A página “Traduções de Erick Fishuk” e o canal “TV Eslavo” surgiram exatamente com o propósito humanístico de ultrapassar as rixas político-ideológicas, sem contudo perder o contato com elas. É chavão afirmar que a história dá lições sobre o que devemos ou não fazer, sobre o que causou ou não grandes retrocessos civilizatórios, porém mais do que isso, sua utilidade e obrigação é dar à interação social um chão mínimo pra pensarmos que resultamos de uma jornada muito mais longa e dolorida do que entendem nossos confortos, pra lembrarmos que nosso modo de vida não é o único possível e pra internalizarmos de vez que a condição humana, portanto todas as suas carências, riscos, potenciais e fragilidades, são compartilhados por pessoas muito distantes de nós no espaço, no tempo, nos pertencimentos e nas escolhas. Soa estranho uma página de traduções e um canal de legendagens adotarem um projeto valorativo, mas se nos damos conta do input humano por trás de cada empresa do tipo, compreendemos por que o objetivo das traduções é aproximar, desvelar, incomodar, e por que não me limito à tradução “seca”, mas incorro às vezes em montagens e misturas culturais, despertando o senso de absurdo que faz a essência da arte. Como disseram vários grandes intelectuais ocidentais, a atividade tradutória enriquece cultura, engendra progressos literários e estimula, ao invés de desencorajar, o conhecimento de novas línguas e realidades.

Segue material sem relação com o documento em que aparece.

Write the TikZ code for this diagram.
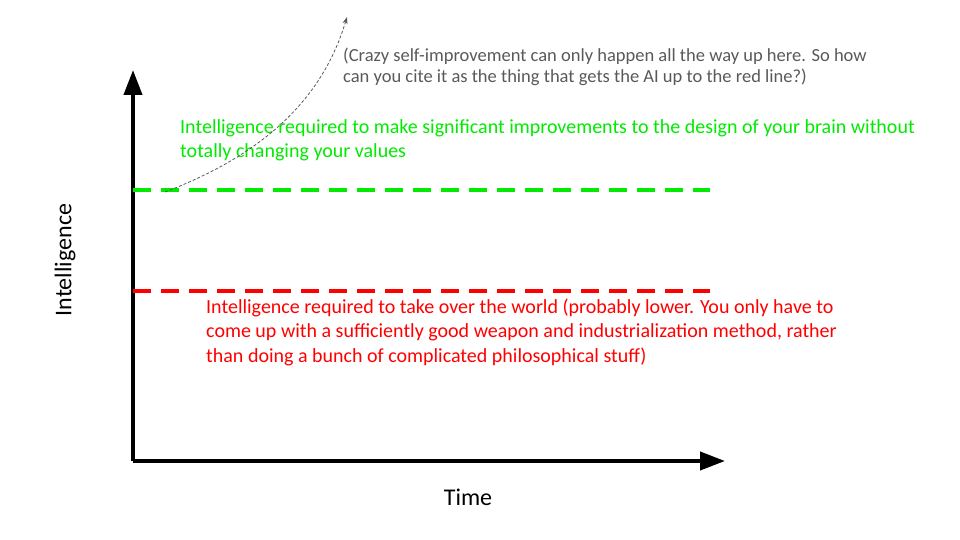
\documentclass[tikz,border=0pt]{standalone}
\usepackage{fontspec}
\setmainfont{Carlito}
\usetikzlibrary{arrows.meta}
\definecolor{brightgreen}{RGB}{0,235,0}
\definecolor{notegrey}{RGB}{89,89,89}

\begin{document}
\begin{tikzpicture}[x=1pt, y=-1pt, >=latex,
  axis/.style={line width=4pt, -{Triangle[length=25pt, width=18pt]}},
  level/.style={line width=4pt, dash pattern=on 18pt off 10pt},
  levelnote/.style={anchor=west, align=left, inner sep=0pt, font=\fontsize{20}{24.5}\selectfont},
  axislabel/.style={font=\fontsize{24}{28}\selectfont}]

\useasboundingbox (0, 0) rectangle (960, 540);

% Axes
\coordinate (origin) at (133, 461);
\coordinate (ytop) at (133, 70);
\coordinate (xend) at (725, 461);
\draw[axis] (origin) -- (ytop);
\draw[axis] (origin) -- (xend);

% Labels for axes
\node[axislabel, rotate=90] (ylabel) at (65, 260) {Intelligence};
\node[axislabel] (xlabel) at (468, 497) {Time};

% Threshold lines
\coordinate (greenstart) at (133, 190);
\coordinate (greenend) at (710, 190);
\coordinate (redstart) at (133, 291);
\coordinate (redend) at (710, 291);
\draw[level, brightgreen] (greenstart) -- (greenend);
\draw[level, red] (redstart) -- (redend);

% Threshold annotations
\node[levelnote, brightgreen] (greennote) at (180, 140.5) {Intelligence required to make significant improvements to the design of your brain without\\totally changing your values};
\node[levelnote, red] (rednote) at (206, 332) {Intelligence required to take over the world (probably lower. You only have to\\come up with a sufficiently good weapon and industrialization method, rather\\than doing a bunch of complicated philosophical stuff)};

% Self-improvement curve
\coordinate (curvestart) at (165, 192);
\coordinate (curveend) at (347, 17);
\draw[notegrey, line width=0.8pt, dash pattern=on 3pt off 2pt, -{Stealth[length=7pt, width=5pt]}]
  (curvestart) .. controls (275, 150) and (325, 90) .. (curveend);
\node[anchor=west, align=left, inner sep=0pt, notegrey, font=\fontsize{18.5}{21}\selectfont] (curvenote) at (343, 67) {(Crazy self-improvement can only happen all the way up here. So how\\can you cite it as the thing that gets the AI up to the red line?)};

\end{tikzpicture}
\end{document}
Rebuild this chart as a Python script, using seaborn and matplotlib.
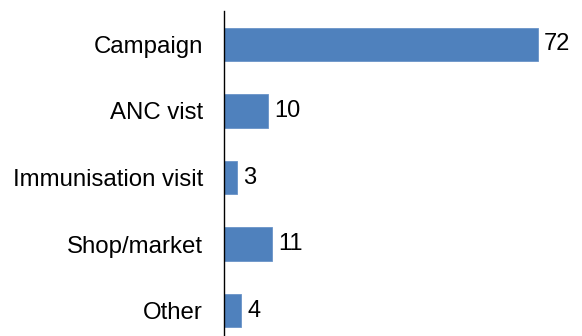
import pandas as pd
import seaborn as sns
import matplotlib.pyplot as plt

# Data
places = ["Campaign", "ANC vist", "Immunisation visit", "Shop/market", "Other"]
counts = [72, 10, 3, 11, 4]

data = pd.DataFrame({"place": places, "count": counts})

sns.set_theme(style="white")
plt.rcParams['font.family'] = ['Liberation Sans', 'DejaVu Sans']

fig = plt.figure(figsize=(5.82, 3.36), dpi=100)
ax = fig.add_axes([224 / 582, -8 / 336, 358 / 582, 333 / 336])

sns.barplot(data=data, x="count", y="place", orient="h", color="#4F81BD",
            saturation=1, width=0.5, edgecolor="#6A93C8", linewidth=0.6, ax=ax)

for cont in ax.containers:
    ax.bar_label(cont, padding=4.5, fontsize=17, color="black")

ax.set_xlim(0, 82.1)
ax.set_xlabel("")
ax.set_ylabel("")
ax.set_xticks([])
ax.tick_params(axis="y", length=0, pad=15, labelsize=17.3, labelcolor="black")
for side in ["top", "right", "bottom"]:
    ax.spines[side].set_visible(False)
ax.spines["left"].set_color("black")
ax.spines["left"].set_linewidth(1)

fig.savefig("out.png", dpi=100)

Não há razões pra desanimar ou calibrar a esperança: a vida é um mosaico de imprevistos e possibilidades, e a civilização sempre encontra pedras no caminho antes de alcançar estágios mais avançados. A função da cultura, da ciência e da arte não é acelerar ou deter a marcha, mas apenas mantê-la constante e direcioná-la no caminho do esclarecimento, da conservação e da intercompreensão. Jogando ao acaso, os frutos permanecem misteriosos, mas a virtude não está em produzir isto ou aquilo, mas em continuar apostando, aceitando os desafios que um mundo natural e humanamente hostil nos põe diariamente. Quem age mais e julga menos, quem pensa com humildade e faz com abnegação, consegue mais facilmente seu lugar ao sol, mesmo que no edifício da história ela(e) se torne um tijolo pequeno, nem por isso descartável. Que minha página e meu canal sigam prestando nesse sentido, que mais gente encontre neles um auxílio e que sejam mais cinco, dez vinte ou cinquenta anos, com incontáveis postagens!